SENSITIVE
PLACES
Pigeon
River Country, Michigan
In the summer of 1968, the Michigan Department of Natural Resources
(DNR) decided to open for oil and gas development a 550,000-acre
region of forests and streams in northern Michigan known a "Pigeon
River Country." Covering parts of Ostego, Montmorency and
Cheboygan counties in the upper part of the lower peninsula, the
area encompassed a huge region of wildness with few roads and
clear streams, covered by maturing, second-growth forest. Ernest
Hemingway had hunted and fished in the area and wrote about it.
Aldo Leopold, the famed ecologist and writer, called it "The
Big Wild." The oil and gas industry, however, called it opportunity.
For beneath the region being leased — which also included
57,000 acres of the Pigeon River State Forest — lay the Niagaran-Salina
formation, a vast deposit of oil and gas running for about 150
miles in a 20 mile-wide swath between Manistee and Rogers City.
State officials at the time had no idea of how rich the play was,
which in the 1970s would touch off the most drilling activity
in the US outside of Alaska’s North Slope. By the time the
leasing sale ended, the state had something over $1 million in
revenue, while Shell Oil, Amoco, and Nomeco snapped up most of
the acreage in Pigeon River Country.*
In
February 1979, the Supreme Court ruled in favor of the environmentalists,
blocking Shell from drilling its ten wells. But that wasn’t
the end of it by any means. Shell decided to play hard ball. It
drafted a bill with 28 of Michigan’s 38 Senators as co-sponsors
that threatened to gut the Michigan Environmental Protection Act,
using the backdrop of the national energy crisis as the political
wedge. Governor Milliken suggested he would veto any such bill
if it did not, at a minimum, contain protections for the contested
Pigeon River region.
Shell
& The Everglades
Elsewhere in the US, Shell has not always worried about entering
sensitive habitat. In the early 1990s in southern Florida, Shell
sought permission to explore and drill in the Everglades Water
Conservation Areas in western Palm Beach, Broward, and Dade counties.
Shell, Exxon, and Sunniland Pipeline Company were among companies
at the time that had sought or obtained leases in or near the
area.
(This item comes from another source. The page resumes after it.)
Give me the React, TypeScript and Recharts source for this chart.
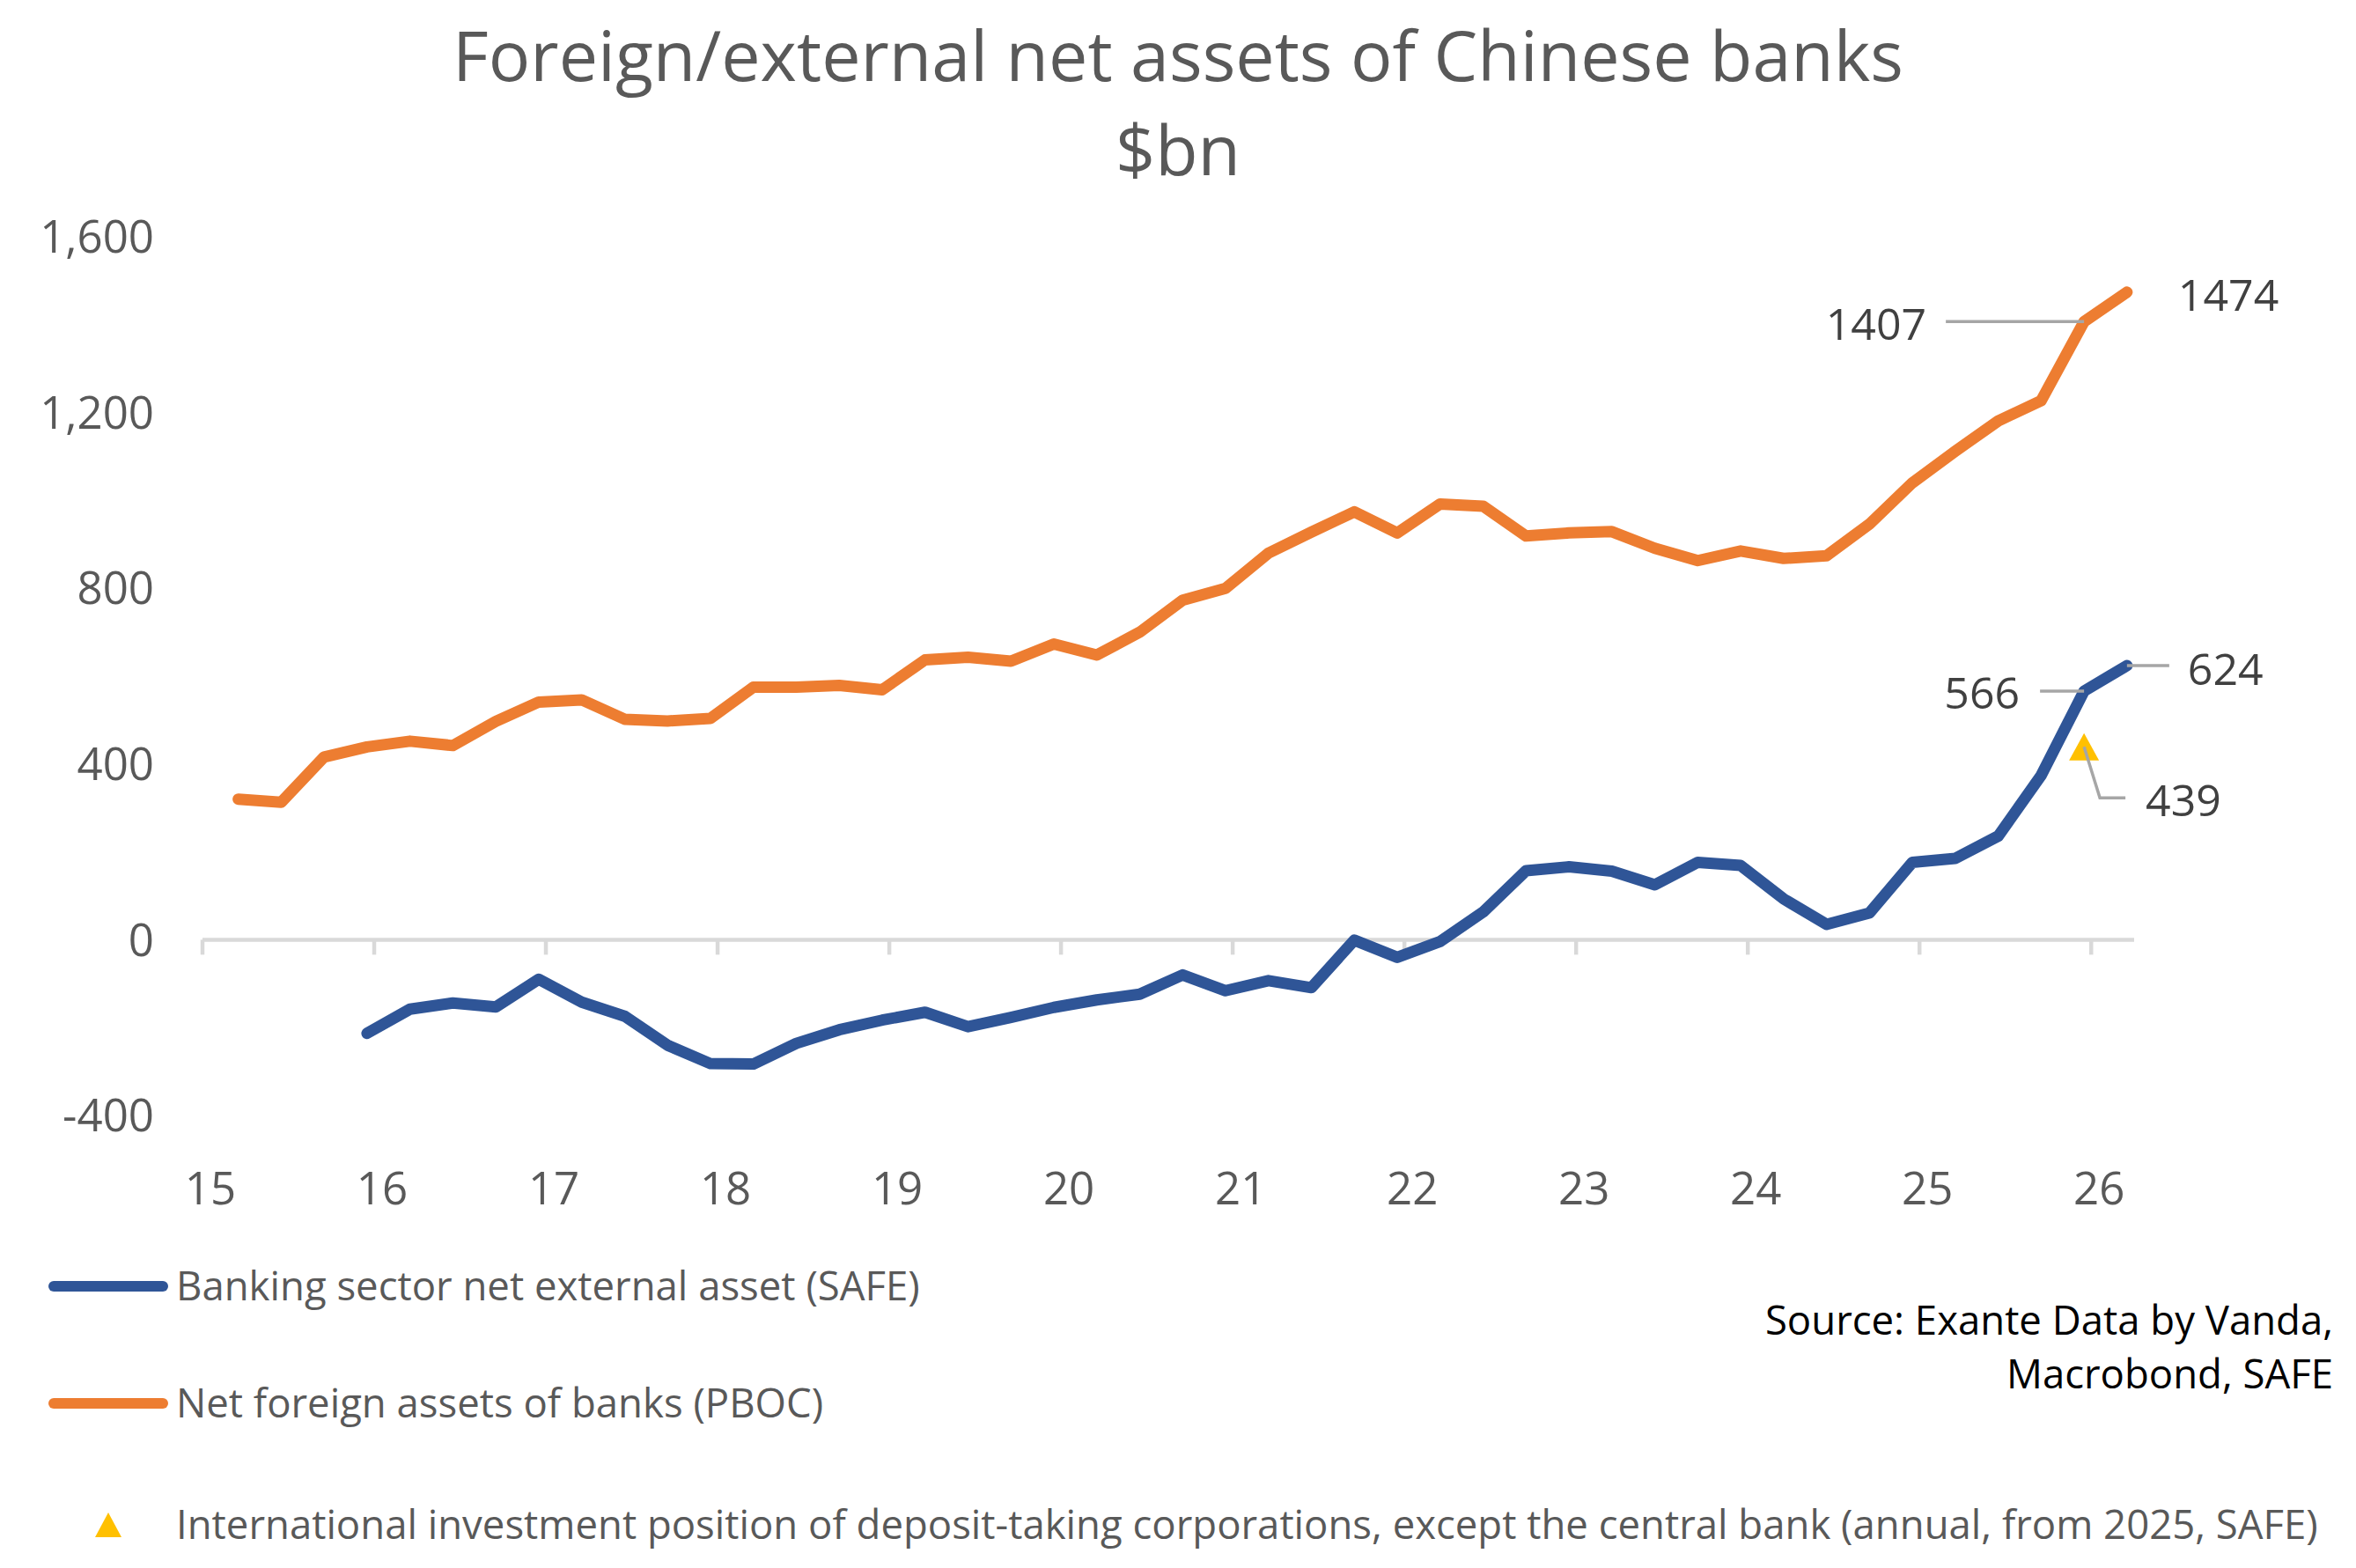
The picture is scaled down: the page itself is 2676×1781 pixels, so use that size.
import React from 'react';
import { ComposedChart, Line, XAxis, YAxis, ReferenceLine } from 'recharts';

// quarter-end months, $bn
const quarterEnds = [
  '2015-03', '2015-06', '2015-09', '2015-12',
  '2016-03', '2016-06', '2016-09', '2016-12',
  '2017-03', '2017-06', '2017-09', '2017-12',
  '2018-03', '2018-06', '2018-09', '2018-12',
  '2019-03', '2019-06', '2019-09', '2019-12',
  '2020-03', '2020-06', '2020-09', '2020-12',
  '2021-03', '2021-06', '2021-09', '2021-12',
  '2022-03', '2022-06', '2022-09', '2022-12',
  '2023-03', '2023-06', '2023-09', '2023-12',
  '2024-03', '2024-06', '2024-09', '2024-12',
  '2025-03', '2025-06', '2025-09', '2025-12',
  '2026-03',
];

const pbocNfa = [
  320, 313, 416, 439,
  452, 442, 497, 541,
  546, 502, 498, 504,
  575, 575, 579, 569,
  637, 643, 634, 673,
  648, 700, 773, 800,
  880, 928, 974, 926,
  992, 987, 919, 926,
  929, 891, 863, 885,
  868, 874, 946, 1040,
  1112, 1181, 1227, 1407,
  1474,
];

const safeNea = [
  null, null, null, -213,
  -158, -144, -153, -90,
  -142, -174, -240, -282,
  -283, -236, -205, -183,
  -165, -198, -177, -154,
  -137, -124, -80, -116,
  -93, -109, -1, -40,
  -4, 63, 157, 166,
  156, 125, 176, 169,
  93, 35, 61, 176,
  185, 236, 374, 566,
  624,
];

const iipDates = ['2025-12'];
const iipValues = [439];

const yearTicks = [15, 16, 17, 18, 19, 20, 21, 22, 23, 24, 25, 26];
const valueTicks = [-400, 0, 400, 800, 1200, 1600];

const pbocLabelled = ['2025-12', '2026-03'];
const safeLabelled = ['2025-12', '2026-03'];

// Excel monthly date axis: each month gets a slot, points sit mid-slot
const toT = (d: string) => {
  const [y, m] = d.split('-').map(Number);
  return y - 2000 + (m - 1) / 12 + 1 / 24;
};

const rows = quarterEnds.map((d, i) => {
  const k = iipDates.indexOf(d);
  return {
    date: d,
    t: toT(d),
    pboc: pbocNfa[i],
    safe: safeNea[i],
    iip: k >= 0 ? iipValues[k] : null,
  };
});

const W = 2660;
const H = 1765;
const FONT = '"Open Sans", "DejaVu Sans", sans-serif';
const BLUE = '#2f5597';
const ORANGE = '#ed7d31';
const GOLD = '#ffc000';
const AXIS = '#d9d9d9';
const LEADER = '#a6a6a6';
const LABEL = '#404040';
const TICK = '#595959';
const TICK_FS = 51;
const ANN_FS = 50;
const LEG_FS = 45.5;
const TITLE_FS = 79;

const base = (center: number, fs: number) => center + 0.357 * fs;

const fmt = (v: number) => v.toLocaleString('en-US');

const renderYearTick = (props: any) => {
  const { x, y, payload } = props;
  return (
    <text x={x + 9} y={base(y + 83, TICK_FS)} textAnchor="middle" fill={TICK} fontSize={TICK_FS} fontFamily={FONT}>
      {payload.value}
    </text>
  );
};

const renderPbocLabel = (props: any) => {
  const { x, y, index } = props;
  const d = quarterEnds[index];
  if (x == null || y == null || !pbocLabelled.includes(d)) return <g />;
  const v = pbocNfa[index];
  if (d === '2025-12') {
    return (
      <g key={`pl-${index}`}>
        <line x1={x - 157} y1={y} x2={x} y2={y} stroke={LEADER} strokeWidth={3.5} />
        <text x={x - 179} y={base(y + 3, ANN_FS)} textAnchor="end" fill={LABEL} fontSize={ANN_FS} fontFamily={FONT}>
          {v}
        </text>
      </g>
    );
  }
  return (
    <g key={`pl-${index}`}>
      <text x={x + 58} y={base(y + 3, ANN_FS)} textAnchor="start" fill={LABEL} fontSize={ANN_FS} fontFamily={FONT}>
        {v}
      </text>
    </g>
  );
};

const renderSafeLabel = (props: any) => {
  const { x, y, index } = props;
  const d = quarterEnds[index];
  if (x == null || y == null || !safeLabelled.includes(d)) return <g />;
  const v = safeNea[index];
  if (d === '2025-12') {
    return (
      <g key={`sl-${index}`}>
        <line x1={x - 50} y1={y} x2={x} y2={y} stroke={LEADER} strokeWidth={3.5} />
        <text x={x - 73} y={base(y + 2, ANN_FS)} textAnchor="end" fill={LABEL} fontSize={ANN_FS} fontFamily={FONT}>
          {v}
        </text>
      </g>
    );
  }
  return (
    <g key={`sl-${index}`}>
      <line x1={x} y1={y} x2={x + 48} y2={y} stroke={LEADER} strokeWidth={3.5} />
      <text x={x + 69} y={base(y + 4, ANN_FS)} textAnchor="start" fill={LABEL} fontSize={ANN_FS} fontFamily={FONT}>
        {v}
      </text>
    </g>
  );
};

const renderIipLabel = (props: any) => {
  const { x, y, value, index } = props;
  if (x == null || y == null || value == null) return <g />;
  return (
    <g key={`il-${index}`}>
      <polyline
        points={`${x},${y} ${x + 18},${y + 58} ${x + 47},${y + 58}`}
        fill="none"
        stroke={LEADER}
        strokeWidth={3.5}
      />
      <text x={x + 70} y={base(y + 61, ANN_FS)} textAnchor="start" fill={LABEL} fontSize={ANN_FS} fontFamily={FONT}>
        {value}
      </text>
    </g>
  );
};

const triangle = (cx: number, cy: number, w: number, h: number) =>
  `${cx - w / 2},${cy + h / 2} ${cx + w / 2},${cy + h / 2} ${cx},${cy - h / 2}`;

const renderTriangle = (props: any) => {
  const { cx, cy, value, index } = props;
  if (cx == null || cy == null || value == null) return <g key={`tri-${index}`} />;
  return <polygon key={`tri-${index}`} points={triangle(cx, cy, 34, 31)} fill={GOLD} />;
};

export default function App() {
  return (
    <div style={{ position: 'relative', width: W, height: H, background: '#fff', fontFamily: FONT }}>
      <ComposedChart
        width={W}
        height={H}
        data={rows}
        margin={{ top: 261, right: 244, bottom: 386, left: 72 }}
        style={{ fontFamily: FONT }}
      >
        <XAxis
          dataKey="t"
          type="number"
          domain={[15, 26.25]}
          ticks={yearTicks}
          interval={0}
          allowDataOverflow
          axisLine={false}
          tickLine={false}
          tickSize={0}
          tickMargin={0}
          height={120}
          tick={renderYearTick}
        />
        <YAxis
          type="number"
          domain={[-400, 1600]}
          ticks={valueTicks}
          interval={0}
          axisLine={false}
          tickLine={false}
          tickSize={0}
          tickMargin={55}
          width={150}
          tick={{ fill: TICK, fontSize: TICK_FS, fontFamily: FONT }}
          tickFormatter={fmt}
        />
        <ReferenceLine y={0} stroke={AXIS} strokeWidth={4.5} />
        {yearTicks.map((yr) => (
          <ReferenceLine
            key={yr}
            segment={[
              { x: yr, y: 0 },
              { x: yr, y: -34 },
            ]}
            stroke={AXIS}
            strokeWidth={4.5}
          />
        ))}
        <Line
          dataKey="pboc"
          name="Net foreign assets of banks (PBOC)"
          stroke={ORANGE}
          strokeWidth={13}
          strokeLinejoin="round"
          strokeLinecap="round"
          dot={false}
          activeDot={false}
          label={renderPbocLabel}
          isAnimationActive={false}
        />
        <Line
          dataKey="safe"
          name="Banking sector net external asset (SAFE)"
          stroke={BLUE}
          strokeWidth={13}
          strokeLinejoin="round"
          strokeLinecap="round"
          dot={false}
          activeDot={false}
          label={renderSafeLabel}
          isAnimationActive={false}
        />
        <Line
          dataKey="iip"
          name="International investment position"
          stroke="none"
          dot={renderTriangle}
          activeDot={false}
          label={renderIipLabel}
          isAnimationActive={false}
        />
      </ComposedChart>

      <svg
        width={W}
        height={H}
        style={{ position: 'absolute', left: 0, top: 0, pointerEvents: 'none' }}
        fontFamily={FONT}
      >
        <text x={1330} y={base(56, TITLE_FS)} textAnchor="middle" fontSize={TITLE_FS} fill={TICK}>
          Foreign/external net assets of Chinese banks
        </text>
        <text x={1330} y={base(163, TITLE_FS)} textAnchor="middle" fontSize={TITLE_FS} fill={TICK}>
          $bn
        </text>

        <line x1={53} y1={1453} x2={177} y2={1453} stroke={BLUE} strokeWidth={12} strokeLinecap="round" />
        <text x={192} y={base(1453, LEG_FS)} fontSize={LEG_FS} fill={TICK}>
          Banking sector net external asset (SAFE)
        </text>
        <line x1={53} y1={1586} x2={177} y2={1586} stroke={ORANGE} strokeWidth={12} strokeLinecap="round" />
        <text x={192} y={base(1586, LEG_FS)} fontSize={LEG_FS} fill={TICK}>
          Net foreign assets of banks (PBOC)
        </text>
        <polygon points={triangle(115, 1724, 30, 28)} fill={GOLD} />
        <text x={192} y={base(1724, LEG_FS)} fontSize={LEG_FS} fill={TICK}>
          International investment position of deposit-taking corporations, except the central bank (annual, from 2025, SAFE)
        </text>

        <text x={2642} y={base(1492, LEG_FS)} textAnchor="end" fontSize={LEG_FS} fill="#000">
          Source: Exante Data by Vanda,
        </text>
        <text x={2642} y={base(1553, LEG_FS)} textAnchor="end" fontSize={LEG_FS} fill="#000">
          Macrobond, SAFE
        </text>
      </svg>
    </div>
  );
}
Shell, in fact, leased 70,000 acres of land from the Miccosukee
Indians, whose Broward County reservation sits on the northern
edge of the Everglades National Park. In January 1991, Shell requested
a permit from the US Interior Department’s Bureau of Land
Management (BLM) to drill an exploratory well. The Miccosukee’s
land, where Shell wanted to drill, was just outside Water Conservation
District 3, a recharge area for the Biscayne Aquifer, which supplies
drinking water to South Florida. The Water Conservation Area is
also a vital source of recharge water for the Everglades National
Park.
Shell
in The Forest
From its earliest days in Borneo in the late 19 th century, through
more current times in South America, African, and elsewhere, Shell’s
oil and gas projects have run into conflict with forests —
tropical and otherwise. But apart from its direct oil and gas
drilling conflicts within forests, Shell has also been involved
in the forest as a business. Throughout its history, dating from
the 1920s, Shell has been involved periodically in various kinds
of forest ventures in at least 11 countries. It has planted eucalyptus
plantations in Chile, the Congo, Uruguay, and Paraguay. It has
also planted pine plantations in New Zealand, and has run or attempted
to develop other forest operations in Argentina, Brazil, Indonesia,
Papua New Guinea, South Africa, Thailand, and Tanzania. In 1989,
Shell invested $420 million in a venture with Scott Paper and
Citibank to cultivate six million trees in Chile. The trees were
to be used in part to fuel Shell’s $285 million short fiber
pulp plant.
Places
Not To Go Shell today sees itself very much on the leading edge
of compa-nies that are now mindful of the importance of protecting
wildlife, sensitive places, and biodiversity.
But
rather than designate a list of significant or important places,
or fragile ecological zones where it will not go, Shell appears
to take an ad hoc, site-by-site, "never-say-never" approach,
deciding, as the times may warrant, whether it will drill or build
in a particular location, sensitive or not. Shell typically states
that it can produce in such sensitive areas without creating harm
to the environment or wildlife, or that it will attenuate the
harm as it goes or clean-up later. Yet history shows all too frequently
that harm is more typically the result.